TASK STATEMENT: The lines to extract run from the first line of the material below to the line containing "178.9, 182.7, 184.9];", both included; leave the pictures behind.

AVAILABLE DATA:
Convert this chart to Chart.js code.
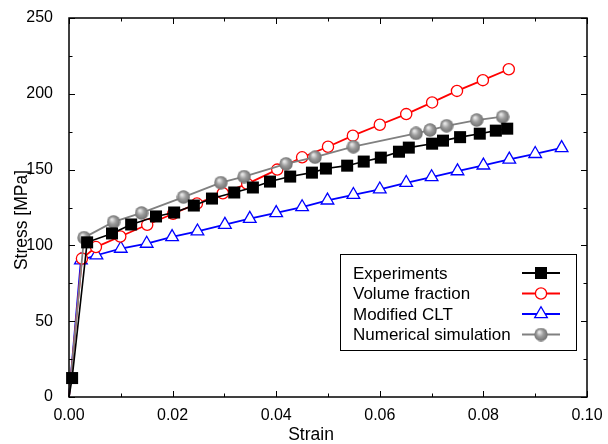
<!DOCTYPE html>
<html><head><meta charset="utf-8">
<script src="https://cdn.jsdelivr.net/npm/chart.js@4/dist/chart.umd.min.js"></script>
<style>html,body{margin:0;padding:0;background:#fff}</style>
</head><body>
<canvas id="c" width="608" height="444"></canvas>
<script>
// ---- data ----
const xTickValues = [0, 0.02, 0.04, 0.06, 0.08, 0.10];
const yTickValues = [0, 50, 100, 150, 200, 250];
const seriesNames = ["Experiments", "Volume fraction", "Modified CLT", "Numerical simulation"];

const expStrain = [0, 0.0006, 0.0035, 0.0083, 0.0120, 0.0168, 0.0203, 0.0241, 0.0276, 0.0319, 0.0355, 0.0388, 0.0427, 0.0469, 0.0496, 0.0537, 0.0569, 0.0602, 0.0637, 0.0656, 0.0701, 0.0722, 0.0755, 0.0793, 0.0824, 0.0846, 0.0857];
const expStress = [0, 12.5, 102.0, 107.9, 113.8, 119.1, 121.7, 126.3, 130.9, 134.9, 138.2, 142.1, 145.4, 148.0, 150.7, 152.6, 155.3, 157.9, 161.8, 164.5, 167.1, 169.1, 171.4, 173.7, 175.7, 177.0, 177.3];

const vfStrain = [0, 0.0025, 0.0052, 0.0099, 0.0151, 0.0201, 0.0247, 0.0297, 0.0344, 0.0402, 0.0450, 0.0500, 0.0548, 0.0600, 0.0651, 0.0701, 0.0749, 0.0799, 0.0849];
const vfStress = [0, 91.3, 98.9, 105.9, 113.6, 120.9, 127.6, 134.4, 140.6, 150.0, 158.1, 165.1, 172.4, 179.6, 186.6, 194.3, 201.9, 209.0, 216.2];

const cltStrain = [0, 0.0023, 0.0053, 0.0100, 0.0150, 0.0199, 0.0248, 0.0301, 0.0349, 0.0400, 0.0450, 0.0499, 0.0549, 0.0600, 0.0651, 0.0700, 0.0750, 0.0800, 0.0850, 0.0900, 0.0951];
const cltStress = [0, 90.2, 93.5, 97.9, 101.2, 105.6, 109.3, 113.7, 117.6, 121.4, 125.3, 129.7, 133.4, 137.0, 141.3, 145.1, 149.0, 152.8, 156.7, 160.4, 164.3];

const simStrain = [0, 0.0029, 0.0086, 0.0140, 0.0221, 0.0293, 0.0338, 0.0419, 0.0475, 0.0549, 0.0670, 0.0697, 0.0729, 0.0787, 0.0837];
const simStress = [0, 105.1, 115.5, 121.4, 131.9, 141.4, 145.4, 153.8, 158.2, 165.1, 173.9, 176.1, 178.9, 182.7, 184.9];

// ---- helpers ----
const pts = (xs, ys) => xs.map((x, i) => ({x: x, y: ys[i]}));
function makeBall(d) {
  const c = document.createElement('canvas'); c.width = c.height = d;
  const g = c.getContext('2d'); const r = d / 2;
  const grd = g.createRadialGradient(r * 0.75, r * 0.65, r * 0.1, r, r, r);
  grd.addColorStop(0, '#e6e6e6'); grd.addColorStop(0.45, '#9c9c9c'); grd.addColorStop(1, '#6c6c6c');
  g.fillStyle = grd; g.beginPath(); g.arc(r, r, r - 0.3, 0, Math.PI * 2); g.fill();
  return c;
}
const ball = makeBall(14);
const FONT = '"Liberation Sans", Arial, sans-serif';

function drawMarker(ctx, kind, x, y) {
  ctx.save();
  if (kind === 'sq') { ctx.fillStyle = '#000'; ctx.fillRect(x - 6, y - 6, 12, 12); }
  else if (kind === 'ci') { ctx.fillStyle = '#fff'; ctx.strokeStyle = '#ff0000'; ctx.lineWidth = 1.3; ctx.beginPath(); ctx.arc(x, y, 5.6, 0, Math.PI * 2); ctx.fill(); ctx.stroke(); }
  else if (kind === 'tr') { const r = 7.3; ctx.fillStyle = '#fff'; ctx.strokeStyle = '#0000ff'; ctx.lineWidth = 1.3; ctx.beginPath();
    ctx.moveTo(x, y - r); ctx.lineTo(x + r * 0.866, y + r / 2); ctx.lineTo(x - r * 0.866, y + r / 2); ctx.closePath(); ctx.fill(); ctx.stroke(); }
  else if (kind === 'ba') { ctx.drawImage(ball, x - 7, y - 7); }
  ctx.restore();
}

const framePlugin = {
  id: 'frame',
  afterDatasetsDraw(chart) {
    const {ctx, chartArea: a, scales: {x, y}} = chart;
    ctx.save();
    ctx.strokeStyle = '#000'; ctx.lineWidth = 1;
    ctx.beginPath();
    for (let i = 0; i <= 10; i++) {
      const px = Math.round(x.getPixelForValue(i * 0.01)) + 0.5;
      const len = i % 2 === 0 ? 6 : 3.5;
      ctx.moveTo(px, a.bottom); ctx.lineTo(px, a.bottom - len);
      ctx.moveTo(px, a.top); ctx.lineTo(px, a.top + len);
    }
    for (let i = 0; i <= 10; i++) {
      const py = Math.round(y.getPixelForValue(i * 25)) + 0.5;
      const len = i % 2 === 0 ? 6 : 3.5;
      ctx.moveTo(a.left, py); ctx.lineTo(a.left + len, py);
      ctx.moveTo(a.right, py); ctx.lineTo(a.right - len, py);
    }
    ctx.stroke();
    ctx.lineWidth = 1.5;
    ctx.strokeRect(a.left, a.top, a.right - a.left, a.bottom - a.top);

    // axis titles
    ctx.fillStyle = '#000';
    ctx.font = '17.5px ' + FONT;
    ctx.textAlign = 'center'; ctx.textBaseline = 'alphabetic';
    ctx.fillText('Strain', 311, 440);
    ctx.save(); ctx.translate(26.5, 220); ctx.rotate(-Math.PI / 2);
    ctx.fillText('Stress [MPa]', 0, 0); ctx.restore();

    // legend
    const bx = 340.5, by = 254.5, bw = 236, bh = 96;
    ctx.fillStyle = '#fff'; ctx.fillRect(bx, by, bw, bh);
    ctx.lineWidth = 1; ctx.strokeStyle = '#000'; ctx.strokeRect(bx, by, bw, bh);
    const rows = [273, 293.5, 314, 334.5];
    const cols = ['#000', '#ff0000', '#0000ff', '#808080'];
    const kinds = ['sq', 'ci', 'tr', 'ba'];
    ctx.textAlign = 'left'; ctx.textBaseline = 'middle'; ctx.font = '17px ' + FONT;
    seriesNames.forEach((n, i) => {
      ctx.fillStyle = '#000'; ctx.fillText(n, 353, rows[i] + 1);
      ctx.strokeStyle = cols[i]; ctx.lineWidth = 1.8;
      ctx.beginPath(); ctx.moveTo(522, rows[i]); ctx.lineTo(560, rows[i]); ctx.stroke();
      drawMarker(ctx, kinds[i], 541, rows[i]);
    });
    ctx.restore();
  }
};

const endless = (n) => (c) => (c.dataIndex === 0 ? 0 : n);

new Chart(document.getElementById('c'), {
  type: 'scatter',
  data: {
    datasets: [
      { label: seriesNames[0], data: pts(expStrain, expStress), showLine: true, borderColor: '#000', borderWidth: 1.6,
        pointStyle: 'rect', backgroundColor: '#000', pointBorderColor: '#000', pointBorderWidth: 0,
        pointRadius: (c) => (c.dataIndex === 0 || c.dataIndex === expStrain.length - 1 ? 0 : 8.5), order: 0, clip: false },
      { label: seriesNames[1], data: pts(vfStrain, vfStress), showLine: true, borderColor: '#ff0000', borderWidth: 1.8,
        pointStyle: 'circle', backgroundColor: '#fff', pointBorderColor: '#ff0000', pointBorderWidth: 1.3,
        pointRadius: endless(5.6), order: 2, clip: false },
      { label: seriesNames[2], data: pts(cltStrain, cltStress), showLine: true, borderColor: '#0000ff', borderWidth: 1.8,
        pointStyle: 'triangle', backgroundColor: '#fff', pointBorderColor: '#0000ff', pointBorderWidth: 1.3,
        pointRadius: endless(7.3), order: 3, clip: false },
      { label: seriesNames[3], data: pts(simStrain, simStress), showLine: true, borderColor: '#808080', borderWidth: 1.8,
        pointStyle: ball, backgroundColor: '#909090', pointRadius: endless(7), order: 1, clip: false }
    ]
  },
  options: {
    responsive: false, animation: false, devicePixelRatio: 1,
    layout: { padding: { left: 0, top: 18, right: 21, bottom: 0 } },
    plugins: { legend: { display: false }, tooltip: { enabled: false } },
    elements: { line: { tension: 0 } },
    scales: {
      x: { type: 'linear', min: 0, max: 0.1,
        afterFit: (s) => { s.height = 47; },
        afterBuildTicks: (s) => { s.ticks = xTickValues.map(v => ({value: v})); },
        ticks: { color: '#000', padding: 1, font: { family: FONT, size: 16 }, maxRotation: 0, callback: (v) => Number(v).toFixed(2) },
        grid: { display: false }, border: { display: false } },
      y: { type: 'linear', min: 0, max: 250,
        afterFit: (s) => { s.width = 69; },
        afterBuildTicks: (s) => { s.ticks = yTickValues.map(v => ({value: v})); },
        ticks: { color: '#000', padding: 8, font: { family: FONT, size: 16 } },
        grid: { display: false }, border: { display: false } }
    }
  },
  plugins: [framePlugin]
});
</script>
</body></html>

FULL ANSWER:
Convert this chart to Chart.js code.
<!DOCTYPE html>
<html><head><meta charset="utf-8">
<script src="https://cdn.jsdelivr.net/npm/chart.js@4/dist/chart.umd.min.js"></script>
<style>html,body{margin:0;padding:0;background:#fff}</style>
</head><body>
<canvas id="c" width="608" height="444"></canvas>
<script>
// ---- data ----
const xTickValues = [0, 0.02, 0.04, 0.06, 0.08, 0.10];
const yTickValues = [0, 50, 100, 150, 200, 250];
const seriesNames = ["Experiments", "Volume fraction", "Modified CLT", "Numerical simulation"];

const expStrain = [0, 0.0006, 0.0035, 0.0083, 0.0120, 0.0168, 0.0203, 0.0241, 0.0276, 0.0319, 0.0355, 0.0388, 0.0427, 0.0469, 0.0496, 0.0537, 0.0569, 0.0602, 0.0637, 0.0656, 0.0701, 0.0722, 0.0755, 0.0793, 0.0824, 0.0846, 0.0857];
const expStress = [0, 12.5, 102.0, 107.9, 113.8, 119.1, 121.7, 126.3, 130.9, 134.9, 138.2, 142.1, 145.4, 148.0, 150.7, 152.6, 155.3, 157.9, 161.8, 164.5, 167.1, 169.1, 171.4, 173.7, 175.7, 177.0, 177.3];

const vfStrain = [0, 0.0025, 0.0052, 0.0099, 0.0151, 0.0201, 0.0247, 0.0297, 0.0344, 0.0402, 0.0450, 0.0500, 0.0548, 0.0600, 0.0651, 0.0701, 0.0749, 0.0799, 0.0849];
const vfStress = [0, 91.3, 98.9, 105.9, 113.6, 120.9, 127.6, 134.4, 140.6, 150.0, 158.1, 165.1, 172.4, 179.6, 186.6, 194.3, 201.9, 209.0, 216.2];

const cltStrain = [0, 0.0023, 0.0053, 0.0100, 0.0150, 0.0199, 0.0248, 0.0301, 0.0349, 0.0400, 0.0450, 0.0499, 0.0549, 0.0600, 0.0651, 0.0700, 0.0750, 0.0800, 0.0850, 0.0900, 0.0951];
const cltStress = [0, 90.2, 93.5, 97.9, 101.2, 105.6, 109.3, 113.7, 117.6, 121.4, 125.3, 129.7, 133.4, 137.0, 141.3, 145.1, 149.0, 152.8, 156.7, 160.4, 164.3];

const simStrain = [0, 0.0029, 0.0086, 0.0140, 0.0221, 0.0293, 0.0338, 0.0419, 0.0475, 0.0549, 0.0670, 0.0697, 0.0729, 0.0787, 0.0837];
const simStress = [0, 105.1, 115.5, 121.4, 131.9, 141.4, 145.4, 153.8, 158.2, 165.1, 173.9, 176.1, 178.9, 182.7, 184.9];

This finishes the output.